Write a key in KeyValueTable fails


I've developed and successfully deployed a custom batch source plugin for the CDAP platform on Google Data Fusion. The plugin sometimes works in preview mode but alwais fails when I deploy the pipeline with the following error:

org.apache.tephra.TransactionFailureException: Unable to persist changes of transaction-aware 'RecordGenerator' for transaction 1574271280330000000
    at io.cdap.cdap.data2.transaction.AbstractTransactionContext.createTransactionFailure(AbstractTransactionContext.java:313) ~[na:na]
    at io.cdap.cdap.data2.transaction.AbstractTransactionContext.persist(AbstractTransactionContext.java:260) ~[na:na]
    at io.cdap.cdap.data2.transaction.AbstractTransactionContext.finish(AbstractTransactionContext.java:115) ~[na:na]

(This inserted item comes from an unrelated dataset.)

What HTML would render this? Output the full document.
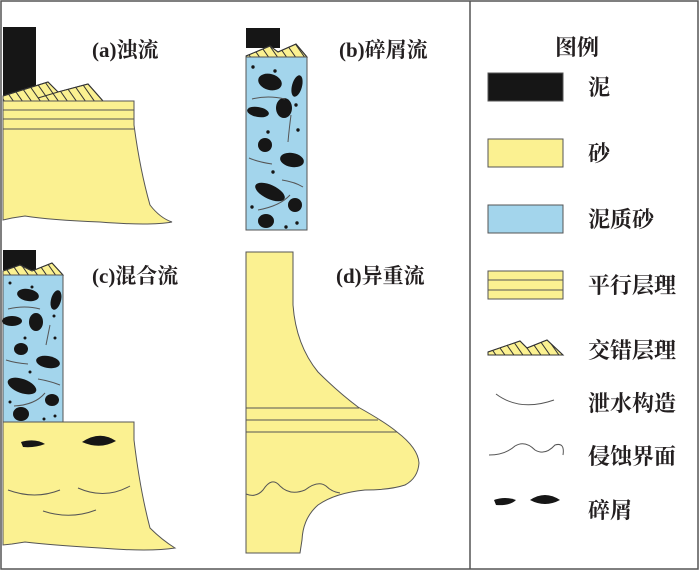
<!DOCTYPE html>
<html><head><meta charset="utf-8"><style>
body{margin:0;background:#fff}
svg{display:block}
text{font-family:"Liberation Serif","Noto Serif CJK SC",serif;font-weight:bold;fill:#231f20}
</style></head><body>
<svg width="700" height="571" viewBox="0 0 700 571" xmlns="http://www.w3.org/2000/svg">
<defs>
<clipPath id="ca"><path d="M3 96 L48 82 L58 92 L88 84 L103 101 L3 101Z"/></clipPath>
<clipPath id="cb"><path d="M246 56 L270 46 L278 52 L296 44 L307 57 L246 57Z"/></clipPath>
<clipPath id="cc"><path d="M3 271 L20 265 L32 271 L52 263 L63 275 L3 275Z"/></clipPath>
<clipPath id="cl"><path d="M488 352 L520 341 L527 348 L547 340 L563 355 L488 355Z"/></clipPath>
<g id="hat" stroke="#333" stroke-width="1">
<line x1="0" y1="0" x2="14" y2="20"/><line x1="9" y1="0" x2="23" y2="20"/><line x1="18" y1="0" x2="32" y2="20"/><line x1="27" y1="0" x2="41" y2="20"/><line x1="36" y1="0" x2="50" y2="20"/><line x1="45" y1="0" x2="59" y2="20"/><line x1="54" y1="0" x2="68" y2="20"/><line x1="63" y1="0" x2="77" y2="20"/><line x1="72" y1="0" x2="86" y2="20"/><line x1="81" y1="0" x2="95" y2="20"/><line x1="90" y1="0" x2="104" y2="20"/><line x1="99" y1="0" x2="113" y2="20"/><line x1="-9" y1="0" x2="5" y2="20"/>
</g>
</defs>
<rect x="1" y="1" width="697" height="568" fill="none" stroke="#555" stroke-width="1.5"/>
<line x1="470" y1="1" x2="470" y2="569" stroke="#555" stroke-width="1.5"/>
<g stroke="#555" stroke-width="1">
<!-- panel a -->
<rect x="3" y="27" width="33" height="70" fill="#161616" stroke="none"/>
<path d="M3 96 L48 82 L58 92 L88 84 L103 101 L3 101Z" fill="#fbf191"/>
<g clip-path="url(#ca)"><use href="#hat" x="0" y="82"/></g>
<path d="M3 96 L48 82 L58 92 L88 84 L103 101 M38 98 L58 92" fill="none" stroke="#333"/>
<path d="M3 101 L134 101 L134 125 Q140 170 150 205 Q160 218 172 222 Q150 226 100 222 Q50 220 25 216 L12 218 L3 220Z" fill="#fbf191"/>
<line x1="3" y1="110" x2="134" y2="110"/><line x1="3" y1="119" x2="134" y2="119"/><line x1="3" y1="129" x2="134" y2="129"/>
<!-- panel b -->
<rect x="246" y="28" width="34" height="20" fill="#161616" stroke="none"/>
<path d="M246 56 L270 46 L278 52 L296 44 L307 57 L246 57Z" fill="#fbf191"/>
<g clip-path="url(#cb)"><use href="#hat" x="240" y="42"/></g>
<path d="M246 56 L270 46 L278 52 L296 44 L307 57" fill="none" stroke="#333"/>
<rect x="246" y="57" width="61" height="173" fill="#a3d5ec"/>
<g fill="#161616" stroke="none">
<ellipse cx="270" cy="82" rx="12" ry="8" transform="rotate(15 270 82)"/>
<ellipse cx="297" cy="86" rx="5" ry="11" transform="rotate(15 297 86)"/>
<ellipse cx="258" cy="112" rx="11" ry="5" transform="rotate(10 258 112)"/>
<ellipse cx="284" cy="108" rx="8" ry="10"/>
<ellipse cx="265" cy="145" rx="7" ry="7"/>
<ellipse cx="292" cy="160" rx="12" ry="7" transform="rotate(10 292 160)"/>
<ellipse cx="270" cy="192" rx="16" ry="7" transform="rotate(25 270 192)"/>
<ellipse cx="295" cy="205" rx="7" ry="7"/>
<ellipse cx="266" cy="221" rx="8" ry="7"/>
<circle cx="253" cy="67" r="1.7"/><circle cx="275" cy="71" r="1.7"/><circle cx="296" cy="105" r="1.7"/><circle cx="268" cy="132" r="1.7"/><circle cx="298" cy="130" r="1.7"/><circle cx="273" cy="172" r="1.7"/><circle cx="252" cy="207" r="1.7"/><circle cx="297" cy="223" r="1.7"/><circle cx="286" cy="227" r="1.7"/>
</g>
<g fill="none" stroke="#555">
<path d="M252 99 Q268 95 285 99"/><path d="M291 115 Q289 130 288 142"/><path d="M249 158 Q258 162 272 164"/><path d="M282 180 Q295 182 303 187"/><path d="M258 210 Q280 206 290 195"/>
</g>
<!-- panel c -->
<rect x="3" y="250" width="33" height="20" fill="#161616" stroke="none"/>
<path d="M3 271 L20 265 L32 271 L52 263 L63 275 L3 275Z" fill="#fbf191"/>
<g clip-path="url(#cc)"><use href="#hat" x="0" y="260"/></g>
<path d="M3 271 L20 265 L32 271 L52 263 L63 275" fill="none" stroke="#333"/>
<rect x="3" y="275" width="60" height="147" fill="#a3d5ec"/>
<g fill="#161616" stroke="none">
<ellipse cx="28" cy="295" rx="11" ry="6" transform="rotate(10 28 295)"/>
<ellipse cx="56" cy="300" rx="5" ry="10" transform="rotate(15 56 300)"/>
<ellipse cx="12" cy="321" rx="10" ry="5"/>
<ellipse cx="36" cy="322" rx="7" ry="9"/>
<ellipse cx="21" cy="349" rx="7" ry="6"/>
<ellipse cx="48" cy="362" rx="12" ry="6" transform="rotate(10 48 362)"/>
<ellipse cx="22" cy="386" rx="15" ry="7" transform="rotate(20 22 386)"/>
<ellipse cx="52" cy="400" rx="7" ry="6"/>
<ellipse cx="21" cy="414" rx="8" ry="7"/>
<circle cx="10" cy="283" r="1.5"/><circle cx="32" cy="287" r="1.5"/><circle cx="54" cy="316" r="1.5"/><circle cx="25" cy="338" r="1.5"/><circle cx="55" cy="338" r="1.5"/><circle cx="30" cy="372" r="1.5"/><circle cx="10" cy="402" r="1.5"/><circle cx="55" cy="416" r="1.5"/><circle cx="44" cy="419" r="1.5"/>
</g>
<g fill="none" stroke="#555">
<path d="M8 309 Q25 305 40 309"/><path d="M50 325 Q48 335 46 345"/><path d="M6 360 Q15 363 28 364"/><path d="M38 379 Q50 381 60 385"/><path d="M14 406 Q35 405 45 393"/>
</g>
<path d="M3 422 L134 422 L134 440 Q140 490 150 528 Q162 540 175 548 Q150 552 100 548 Q50 545 25 542 L12 544 L3 545Z" fill="#fbf191"/>
<path d="M21 442 Q35 438 45 444 Q35 448 23 447Z" fill="#161616" stroke="none"/>
<path d="M82 442 Q100 430 116 441 Q100 450 82 442Z" fill="#161616" stroke="none"/>
<g fill="none" stroke="#555"><path d="M8 490 Q35 500 60 490"/><path d="M78 488 Q105 500 130 486"/><path d="M43 511 Q70 520 96 510"/></g>
<!-- panel d -->
<path d="M246 252 L293 252 L293 305 Q296 345 318 372 Q338 392 358 407 Q385 422 397 432 Q418 448 419 463 Q418 478 405 485 Q390 490 365 490 Q335 493 318 505 Q303 518 302 540 L300 553 L246 553Z" fill="#fbf191"/>
<line x1="246" y1="408" x2="359" y2="408"/><line x1="246" y1="420" x2="378" y2="420"/><line x1="246" y1="432" x2="397" y2="432"/>
<path d="M246 494 Q256 498 263 490 Q272 476 280 486 Q290 496 305 490 Q318 480 326 486 Q332 492 340 493" fill="none"/>
<!-- legend -->
<rect x="488" y="73" width="75" height="28" fill="#161616"/>
<rect x="488" y="139" width="75" height="28" fill="#fbf191"/>
<rect x="488" y="205" width="75" height="28" fill="#a3d5ec"/>
<rect x="488" y="271" width="75" height="28" fill="#fbf191"/>
<line x1="488" y1="280" x2="563" y2="280"/><line x1="488" y1="290" x2="563" y2="290"/>
<path d="M488 352 L520 341 L527 348 L547 340 L563 355 L488 355Z" fill="#fbf191"/>
<g clip-path="url(#cl)"><use href="#hat" x="484" y="338"/></g>
<path d="M488 352 L520 341 L527 348 L547 340 L563 355 L488 355Z" fill="none" stroke="#333"/>
<path d="M496 394 Q520 412 554 400" fill="none"/>
<path d="M489 455 Q505 455 515 446 Q525 440 535 450 Q545 456 555 445 Q565 442 563 455" fill="none"/>
<path d="M494 500 Q505 496 516 500 Q510 506 496 505Z" fill="#161616" stroke="none"/>
<path d="M530 500 Q545 490 560 500 Q545 508 530 500Z" fill="#161616" stroke="none"/>
</g>
<g font-size="21">
<text x="92" y="57">(a)浊流</text>
<text x="339" y="57">(b)碎屑流</text>
<text x="92" y="283">(c)混合流</text>
<text x="336" y="283">(d)异重流</text>
</g>
<g font-size="22">
<text x="555" y="55">图例</text>
<text x="588" y="95">泥</text>
<text x="588" y="161">砂</text>
<text x="588" y="227">泥质砂</text>
<text x="588" y="293">平行层理</text>
<text x="588" y="358">交错层理</text>
<text x="588" y="411">泄水构造</text>
<text x="588" y="464">侵蚀界面</text>
<text x="588" y="518">碎屑</text>
</g>
</svg>
</body></html>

    at io.cdap.cdap.data2.transaction.Transactions$CacheBasedTransactional.finishExecute(Transactions.java:230) ~[na:na]
    at io.cdap.cdap.data2.transaction.Transactions$CacheBasedTransactional.execute(Transactions.java:211) ~[na:na]
    at io.cdap.cdap.internal.app.runtime.AbstractContext.execute(AbstractContext.java:546) ~[na:na]

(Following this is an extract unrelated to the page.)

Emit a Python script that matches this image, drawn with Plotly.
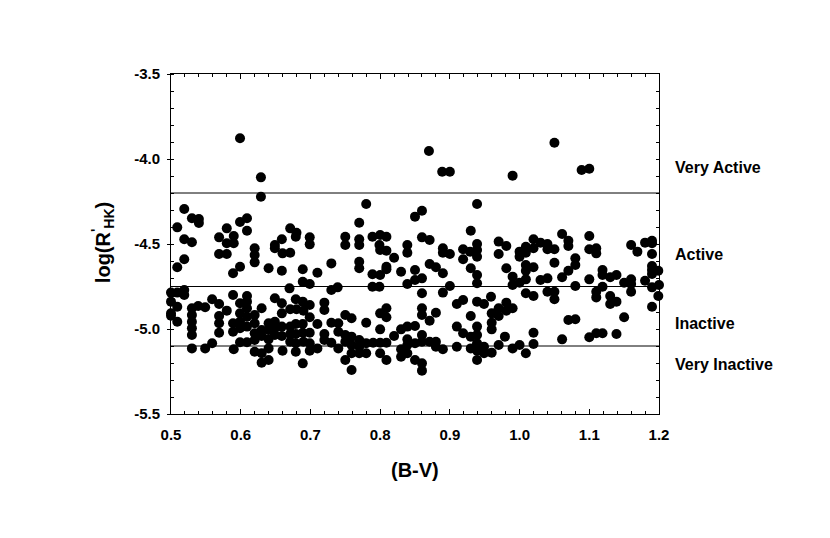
import plotly.graph_objects as go

# ---------------- data (B-V colour, log R'HK) ----------------
bv_top = [0.599, 0.629, 0.629, 0.870, 0.889, 0.900, 0.990, 1.050, 1.089, 1.100]
rhk_top = [-3.878, -4.108, -4.222, -3.953, -4.075, -4.075, -4.098, -3.904, -4.065, -4.057]

bv_a1 = [0.519, 0.509, 0.530, 0.540, 0.540, 0.519, 0.530, 0.519, 0.509, 0.569,
         0.580, 0.580, 0.590, 0.590, 0.569, 0.580, 0.599, 0.609, 0.609, 0.599,
         0.589, 0.620, 0.620, 0.620, 0.640, 0.649, 0.649, 0.659, 0.660, 0.659]
rhk_a1 = [-4.294, -4.402, -4.349, -4.353, -4.376, -4.472, -4.490, -4.590, -4.637, -4.461,
          -4.408, -4.496, -4.496, -4.453, -4.559, -4.559, -4.371, -4.349, -4.422, -4.634,
          -4.672, -4.525, -4.565, -4.608, -4.643, -4.506, -4.525, -4.472, -4.555, -4.657]

bv_b1 = [0.500, 0.509, 0.519, 0.519, 0.500, 0.509, 0.500, 0.500, 0.509,
         0.530, 0.539, 0.549, 0.530, 0.530, 0.530, 0.530, 0.530, 0.549,
         0.559, 0.559, 0.569, 0.569, 0.569, 0.569, 0.580, 0.589, 0.589, 0.589,
         0.590, 0.599, 0.599, 0.599, 0.599, 0.599,
         0.609, 0.609, 0.609, 0.609, 0.609, 0.609,
         0.620, 0.620, 0.620, 0.620, 0.620,
         0.630, 0.630, 0.630, 0.630, 0.630,
         0.640, 0.640, 0.640, 0.640, 0.640,
         0.649, 0.649, 0.649, 0.649,
         0.659, 0.659, 0.659, 0.659, 0.660]
rhk_b1 = [-4.786, -4.786, -4.771, -4.800, -4.839, -4.869, -4.908, -4.922, -4.957,
          -4.878, -4.865, -4.872, -4.918, -4.957, -4.996, -5.035, -5.114, -5.114,
          -5.084, -4.825, -4.853, -4.924, -4.966, -5.022, -4.892, -4.800, -4.966, -5.016,
          -5.119, -4.849, -4.908, -4.957, -4.996, -5.078,
          -4.806, -4.839, -4.878, -4.928, -4.986, -5.078,
          -4.918, -4.966, -5.025, -5.065, -5.134,
          -4.878, -5.006, -5.041, -5.143, -5.198,
          -4.966, -5.006, -5.061, -5.114, -5.182,
          -4.819, -4.957, -4.996, -5.035,
          -4.849, -4.908, -4.986, -5.041, -5.128]

bv_a2 = [0.780, 0.770, 0.671, 0.680, 0.679, 0.671, 0.699, 0.699, 0.750, 0.750,
         0.770, 0.770, 0.770, 0.770, 0.789, 0.800, 0.809, 0.799, 0.800, 0.809,
         0.820, 0.809, 0.809, 0.800, 0.789, 0.830, 0.730, 0.710, 0.689, 0.689,
         0.699, 0.670, 0.730, 0.739, 0.789, 0.799]
rhk_a2 = [-4.265, -4.375, -4.408, -4.434, -4.457, -4.551, -4.461, -4.502, -4.457, -4.506,
          -4.472, -4.506, -4.604, -4.643, -4.457, -4.447, -4.457, -4.506, -4.535, -4.539,
          -4.581, -4.634, -4.649, -4.682, -4.678, -4.663, -4.614, -4.669, -4.649, -4.722,
          -4.735, -4.761, -4.771, -4.755, -4.751, -4.751]

bv_b2 = [0.679, 0.689, 0.699, 0.671, 0.680, 0.690, 0.699, 0.671, 0.679, 0.689,
         0.671, 0.679, 0.689, 0.699, 0.671, 0.679, 0.690, 0.699, 0.679, 0.699,
         0.710, 0.689, 0.710, 0.720, 0.720, 0.720, 0.720, 0.730, 0.730, 0.740,
         0.740, 0.740, 0.750, 0.759, 0.750, 0.750, 0.750, 0.759, 0.759, 0.759,
         0.759, 0.770, 0.770, 0.770, 0.780, 0.780, 0.780, 0.790, 0.800, 0.800,
         0.800, 0.800, 0.809, 0.809, 0.809, 0.809, 0.820, 0.830, 0.830, 0.830]
rhk_b2 = [-4.825, -4.839, -4.859, -4.884, -4.884, -4.892, -4.931, -4.986, -4.971, -4.971,
          -5.029, -5.029, -5.022, -5.022, -5.075, -5.084, -5.075, -5.084, -5.134, -5.128,
          -5.114, -5.202, -4.971, -4.845, -4.888, -5.029, -5.065, -4.963, -5.081, -4.966,
          -5.016, -5.114, -4.918, -4.937, -5.035, -5.075, -5.182, -5.045, -5.094, -5.143,
          -5.241, -5.065, -5.104, -5.143, -4.963, -5.084, -5.143, -5.081, -4.908, -5.002,
          -5.081, -5.143, -4.878, -4.931, -5.081, -5.182, -5.041, -5.002, -5.119, -5.163]

bv_a3 = [0.939, 0.850, 0.860, 0.860, 0.871, 0.839, 0.839, 0.890, 0.890, 0.900,
         0.919, 0.919, 0.929, 0.930, 0.939, 0.939, 0.939, 0.970, 0.970, 0.981,
         1.000, 1.000, 0.850, 0.871, 0.880, 0.890, 0.860, 0.850, 0.839, 0.900,
         0.930, 0.939, 0.939, 0.981, 0.990, 0.990, 1.000, 0.860, 0.890]
rhk_a3 = [-4.265, -4.339, -4.304, -4.461, -4.476, -4.506, -4.551, -4.525, -4.551, -4.559,
          -4.531, -4.590, -4.545, -4.422, -4.500, -4.535, -4.575, -4.486, -4.559, -4.512,
          -4.545, -4.575, -4.653, -4.618, -4.637, -4.672, -4.702, -4.712, -4.735, -4.747,
          -4.643, -4.682, -4.731, -4.643, -4.692, -4.741, -4.728, -4.790, -4.786]

bv_b3 = [0.910, 0.919, 0.939, 0.949, 0.959, 0.860, 0.860, 0.880, 0.871, 0.930,
         0.960, 0.960, 0.960, 0.970, 0.970, 0.981, 0.981, 0.990, 0.839, 0.850,
         0.910, 0.919, 0.939, 0.939, 0.930, 0.979, 0.839, 0.839, 0.850, 0.860,
         0.860, 0.871, 0.880, 0.880, 0.890, 0.839, 0.850, 0.860, 0.860, 0.910,
         0.930, 0.939, 0.939, 0.939, 0.949, 0.949, 0.960, 0.970, 0.990, 1.000]
rhk_b3 = [-4.853, -4.829, -4.839, -4.853, -4.810, -4.878, -4.918, -4.904, -4.951, -4.924,
          -4.908, -4.963, -5.002, -4.878, -4.924, -4.845, -4.892, -4.878, -4.986, -4.982,
          -4.986, -5.025, -4.986, -5.035, -5.045, -5.045, -5.061, -5.094, -5.084, -5.035,
          -5.075, -5.075, -5.075, -5.104, -5.119, -5.143, -5.182, -5.202, -5.245, -5.104,
          -5.114, -5.084, -5.128, -5.182, -5.104, -5.143, -5.139, -5.094, -5.114, -5.094]

bv_a4 = [1.009, 1.009, 1.020, 1.020, 1.030, 1.040, 1.040, 1.050, 1.009, 1.020,
         1.009, 1.009, 1.050, 1.030, 1.040, 1.061, 1.070, 1.070, 1.080, 1.080,
         1.070, 1.061, 1.080, 1.100, 1.100, 1.110, 1.110, 1.100, 1.119, 1.119,
         1.130, 1.139, 1.119, 1.150, 1.160, 1.160, 1.160, 1.169, 1.180, 1.190,
         1.190, 1.190, 1.190, 1.190, 1.199, 1.190, 1.180, 1.190, 1.200]
rhk_a4 = [-4.516, -4.551, -4.472, -4.525, -4.492, -4.500, -4.531, -4.531, -4.624, -4.637,
          -4.657, -4.708, -4.610, -4.712, -4.702, -4.441, -4.481, -4.512, -4.584, -4.624,
          -4.657, -4.696, -4.747, -4.453, -4.531, -4.525, -4.555, -4.708, -4.653, -4.682,
          -4.696, -4.682, -4.751, -4.728, -4.708, -4.735, -4.506, -4.545, -4.492, -4.481,
          -4.496, -4.559, -4.629, -4.653, -4.657, -4.676, -4.716, -4.755, -4.741]

bv_b4 = [1.009, 1.020, 1.040, 1.050, 1.050, 1.110, 1.110, 1.130, 1.130, 1.139,
         1.160, 1.199, 1.190, 1.150, 1.070, 1.080, 1.020, 1.020, 1.061, 1.100,
         1.110, 1.119, 1.139, 1.009]
rhk_b4 = [-4.790, -4.806, -4.781, -4.781, -4.825, -4.781, -4.814, -4.806, -4.853, -4.839,
          -4.781, -4.806, -4.869, -4.931, -4.947, -4.943, -5.022, -5.088, -5.061, -5.049,
          -5.025, -5.025, -5.029, -5.143]

# activity class boundaries and labels
boundaries = [-4.2, -4.75, -5.1]
class_labels = ["Very Active", "Active", "Inactive", "Very Inactive"]
class_label_y = [-4.05, -4.56, -4.965, -5.21]

x_tick_vals = [0.5, 0.6, 0.7, 0.8, 0.9, 1.0, 1.1, 1.2]
x_tick_text = ["0.5", "0.6", "0.7", "0.8", "0.9", "1.0", "1.1", "1.2"]
y_tick_vals = [-3.5, -4.0, -4.5, -5.0, -5.5]
y_tick_text = ["-3.5", "-4.0", "-4.5", "-5.0", "-5.5"]

bv = bv_top + bv_a1 + bv_b1 + bv_a2 + bv_b2 + bv_a3 + bv_b3 + bv_a4 + bv_b4
rhk = rhk_top + rhk_a1 + rhk_b1 + rhk_a2 + rhk_b2 + rhk_a3 + rhk_b3 + rhk_a4 + rhk_b4

FONT = "Liberation Sans, Arial, Helvetica, sans-serif"

fig = go.Figure()
fig.add_trace(go.Scatter(
    x=bv, y=rhk, mode="markers",
    marker=dict(size=10, color="black", line=dict(width=0)),
    cliponaxis=False, hoverinfo="x+y",
))
# helper trace for the mirrored (top/right) tick axes
fig.add_trace(go.Scatter(x=[None], y=[None], xaxis="x2", yaxis="y2",
                         mode="markers", showlegend=False, hoverinfo="skip"))

for b in boundaries:
    fig.add_shape(type="line", xref="paper", x0=0, x1=1, yref="y", y0=b, y1=b,
                  line=dict(color="black", width=1), layer="below")

for lab, ly in zip(class_labels, class_label_y):
    fig.add_annotation(text=lab, xref="paper", x=1.0287, xanchor="left",
                       yref="y", y=ly, yanchor="middle", showarrow=False,
                       font=dict(family=FONT, size=16, color="black", weight="bold"))

fig.add_annotation(text="(B-V)", xref="paper", x=0.5, xanchor="center",
                   yref="paper", y=-0.165, yanchor="middle", showarrow=False,
                   font=dict(family=FONT, size=20, color="black", weight="bold"))
fig.add_annotation(text="log(R<sup>'</sup><sub>HK</sub>)", xref="paper", x=-0.139,
                   xanchor="center", yref="paper", y=0.503, yanchor="middle",
                   textangle=-90, showarrow=False,
                   font=dict(family=FONT, size=20, color="black", weight="bold"))

tickfont = dict(family=FONT, size=15, color="black", weight="bold")

# the page body adds an 8 px offset, so the margins are reduced accordingly
fig.update_layout(
    width=830, height=538,
    margin=dict(l=163, r=179, t=66, b=132),
    plot_bgcolor="white", paper_bgcolor="white",
    showlegend=False,
    xaxis=dict(
        range=[0.5, 1.2], tickmode="array", tickvals=x_tick_vals, ticktext=x_tick_text,
        ticks="inside", ticklen=5, tickwidth=1, tickcolor="black",
        minor=dict(tickmode="linear", tick0=0.5, dtick=0.02, ticks="inside",
                   ticklen=3, tickwidth=1, tickcolor="black", showgrid=False),
        showline=True, linecolor="black", linewidth=1, mirror=True,
        showgrid=False, zeroline=False, tickfont=tickfont,
        ticklabelstandoff=7, layer="below traces",
    ),
    yaxis=dict(
        range=[-5.5, -3.5], tickmode="array", tickvals=y_tick_vals, ticktext=y_tick_text,
        ticks="outside", ticklen=3, tickwidth=1, tickcolor="black",
        minor=dict(tickmode="linear", tick0=-5.5, dtick=0.1, ticks="inside",
                   ticklen=3, tickwidth=1, tickcolor="black", showgrid=False),
        showline=True, linecolor="black", linewidth=1, mirror=True,
        showgrid=False, zeroline=False, tickfont=tickfont,
        ticklabelstandoff=4, layer="below traces",
    ),
    xaxis2=dict(
        range=[0.5, 1.2], overlaying="x", side="top", anchor="y",
        tickmode="array", tickvals=x_tick_vals, showticklabels=False,
        ticks="inside", ticklen=5, tickwidth=1, tickcolor="black",
        minor=dict(tickmode="linear", tick0=0.5, dtick=0.02, ticks="inside",
                   ticklen=3, tickwidth=1, tickcolor="black", showgrid=False),
        showline=False, showgrid=False, zeroline=False, layer="below traces",
    ),
    yaxis2=dict(
        range=[-5.5, -3.5], overlaying="y", side="right", anchor="x",
        tickmode="linear", tick0=-5.5, dtick=0.1, showticklabels=False,
        ticks="inside", ticklen=3, tickwidth=1, tickcolor="black",
        showline=False, showgrid=False, zeroline=False, layer="below traces",
    ),
)

fig.write_html("out.html")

    at io.cdap.cdap.internal.app.runtime.AbstractContext.execute(AbstractContext.java:534) ~[na:na]
    at io.cdap.cdap.app.runtime.spark.BasicSparkClientContext.execute(BasicSparkClientContext.java:333) ~[io.cdap.cdap.cdap-spark-core2_2.11-6.1.0.jar:na]
    at io.cdap.cdap.etl.common.submit.SubmitterPlugin.prepareRun(SubmitterPlugin.java:69) ~[na:na]
    at io.cdap.cdap.etl.batch.PipelinePhasePreparer.prepare(PipelinePhasePreparer.java:111) ~[na:na]
    at io.cdap.cdap.etl.spark.batch.SparkPreparer.prepare(SparkPreparer.java:104) ~[na:na]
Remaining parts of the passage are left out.